Controlled synthesis of polyaniline inside mesoporous carbon for electroanalytical sensors

Abstract

A novel electroanalytical system was developed using polyaniline (PANI) functionalized ordered mesoporous carbon (CMK-3). Hydrophilic surface modification of CMK-3 is necessary and enables monomers to penetrate the pore channels of CMK-3, which makes it possible for the formation of PANI layers inside the pores of CMK-3 via in situ polymerization. The structures of the surface-modified ordered mesoporous carbon (m-CMK-3) and the PANI functionalized composites (CMK-PANIs) were characterized by X-ray diffraction, thermal gravimetric analysis, Fourier transform-infrared spectroscopy, transmission electron microscopy, and N₂ adsorption measurements.
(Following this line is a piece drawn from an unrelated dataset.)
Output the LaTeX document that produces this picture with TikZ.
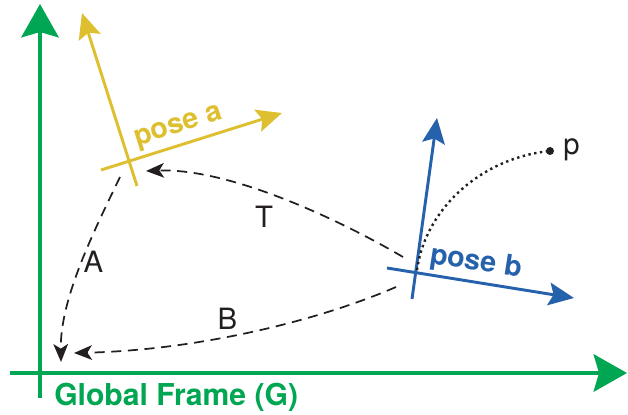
\documentclass[tikz,border=0pt]{standalone}
\usepackage{fontspec}
\setmainfont{TeX Gyre Heros}
\usepackage{xcolor}
\usetikzlibrary{arrows.meta}
\definecolor{framegreen}{RGB}{0,166,81}
\definecolor{poseyellow}{RGB}{221,191,47}
\definecolor{poseblue}{RGB}{38,97,172}
\definecolor{inkgrey}{RGB}{35,31,32}

\begin{document}
\begin{tikzpicture}[
	x=0.75pt, y=-0.75pt,
	font=\fontsize{22}{26}\selectfont,
	frameaxis/.style={
		draw=framegreen, line width=3.2pt,
		-{Stealth[length=25pt,width=28pt,inset=4pt]}
	},
	poseaxis/.style={
		line width=2.2pt,
		-{Stealth[length=19pt,width=17pt,inset=3.5pt]}
	},
	trans/.style={
		draw=inkgrey, line width=1.3pt,
		dash pattern=on 7.5pt off 5pt,
		-{Stealth[length=13.5pt,width=11pt,inset=3.5pt]}
	},
	ray/.style={draw=inkgrey, line width=1.8pt, dash pattern=on 1.8pt off 2.6pt},
	tag/.style={inner sep=0pt, text=inkgrey},
	poselabel/.style={inner sep=0pt, font=\fontsize{21.5}{25}\selectfont\bfseries}
	]
	\useasboundingbox (0,0) rectangle (628,414);
	
	%% ─── GLOBAL FRAME ────────────────────────────────────────────
	\coordinate (gx0) at (10,373);
	\coordinate (gx)  at (627,373);
	\coordinate (gy0) at (40,398);
	\coordinate (gy)  at (40,4);
	\draw[frameaxis] (gx0) -- (gx);
	\draw[frameaxis] (gy0) -- (gy);
	\node[anchor=base west, inner sep=0pt, text=framegreen, font=\fontsize{22.6}{27}\selectfont\bfseries]
	(global) at (54,405) {Global Frame (G)};
	
	%% ─── POSE A ──────────────────────────────────────────────────
	\coordinate (ay0) at (137,186);
	\coordinate (ay)  at (82,13);
	\coordinate (ax0) at (101,170);
	\coordinate (ax)  at (282,113);
	\draw[poseaxis, draw=poseyellow] (ay0) -- (ay);
	\draw[poseaxis, draw=poseyellow] (ax0) -- (ax);
	\node[poselabel, text=poseyellow, rotate=17.5] (labela) at (179,128) {pose a};
	
	%% ─── POSE B ──────────────────────────────────────────────────
	\coordinate (by0) at (412,299);
	\coordinate (by)  at (437,118);
	\coordinate (bx0) at (387,268);
	\coordinate (bx)  at (574,298);
	\draw[poseaxis, draw=poseblue] (by0) -- (by);
	\draw[poseaxis, draw=poseblue] (bx0) -- (bx);
	\node[poselabel, text=poseblue, rotate=-9] (labelb) at (476,263) {pose b};
	
	%% ─── POINT P ─────────────────────────────────────────────────
	\coordinate (bo) at (417,270);
	\node[circle, fill=inkgrey, inner sep=0pt, minimum size=6pt] (p) at (550,151) {};
	\node[tag] (plabel) at (571.5,149.5) {p};
	\draw[ray] (bo) .. controls (425,210) and (480,158) .. (p.center);
	
	%% ─── TRANSFORMS ──────────────────────────────────────────────
	\coordinate (tstart) at (403,257);
	\coordinate (tend)   at (146,171);
	\coordinate (astart) at (120,177);
	\coordinate (aend)   at (61,362);
	\coordinate (bstart) at (396,287);
	\coordinate (bend)   at (74,353);
	\draw[trans] (tstart) .. controls (340,220) and (230,168) .. (tend);
	\draw[trans] (astart) .. controls (92,235) and (60,300) .. (aend);
	\draw[trans] (bstart) .. controls (320,320) and (200,350) .. (bend);
	\node[tag] (T) at (264,216.5) {T};
	\node[tag] (A) at (93.5,261.5) {A};
	\node[tag] (B) at (227.5,318.5) {B};
	
\end{tikzpicture}
\end{document}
The catalytic effect of the resultant CMK-PANI composite electrodes with various PANI loadings on the hydroquinone/quinine (H₂Q/Q) redox reaction, was investigated. It was found that the CMK-PANI composite electrode with 25 wt% loading of PANI (CMK-PANI-1) has a higher electrochemical properties than both the m-CMK-3 electrode and the CMK-PANI composite electrode with 45 wt% loading of PANI. This high electrochemical properties is due to not only the relatively high specific surface area of 447 m²g⁻¹ and pore volume of 0.3 ml g⁻¹ and also nearly all the interior active sites are accessible for the electrolyte. Furthermore CMK-PANI-1 has also shown higher current values (I_p) in the cyclic voltammograms than the m-CMK-3 electrode. It is believed that the strategy may be used in fabricating other functional polymers inside mesoporous carbons with controlled pore channels for many applications, such as electrochemical sensors and biosensors with potential high performances.